28. "A small rise in inflation is a legitimate price to pay for reducing or eliminating unemployment."

There is no trade-off between the two. A "small" rise in inflation means that the government is creating false demand, and sending false signals about the real cost of investment. Making more money available pushes down the cost of borrowing. It also steals from people by making money worth less than it was, reducing the real value of their savings, and it therefore discourages thrift.

There is over-investment in producer goods as a result of the false demand. This does indeed create temporary jobs, jobs which will be lost as soon as the money which sustains them stops being pumped in.
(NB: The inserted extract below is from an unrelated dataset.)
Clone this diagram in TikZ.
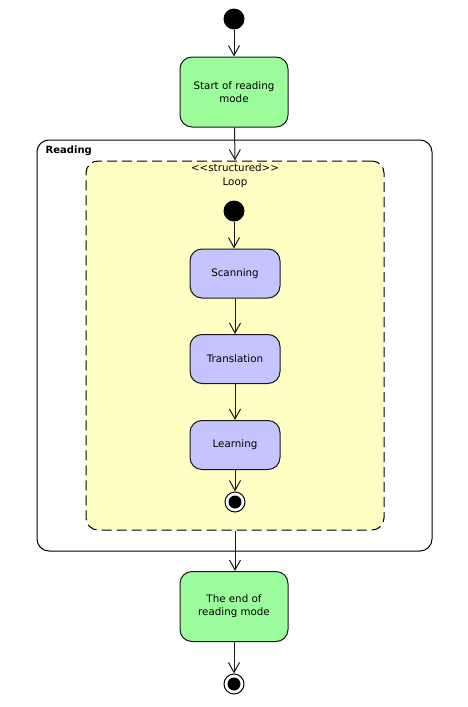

Furthermore, the loss in everyone's purchasing power which results from the inflation means that jobs are lost in the wider private sector because people can afford fewer of its goods and services.

Governments tried in the past to sustain the job expansion by increasing the rate of inflation. All this did was to postpone the day of reckoning for a little while. The "small" inflation does not lead to a reduction in unemployment on any permanent basis. What it does lead to is a larger and larger rate of inflation as government struggles to ride the tiger.

When hyper-inflation comes and the squeeze is applied, all of the "new" jobs are lost, together with many more as the economy plunges into recession. It actually happened in Britain, as in other countries.

The point is that inflation, even at modest rates, distorts the economic process with false signals, and leads to investment in areas where there is not the genuine demand to justify it. The real way to reduce unemployment is to achieve honest money that holds it value and the right conditions for enterprise. Then genuine economic growth will create the new jobs.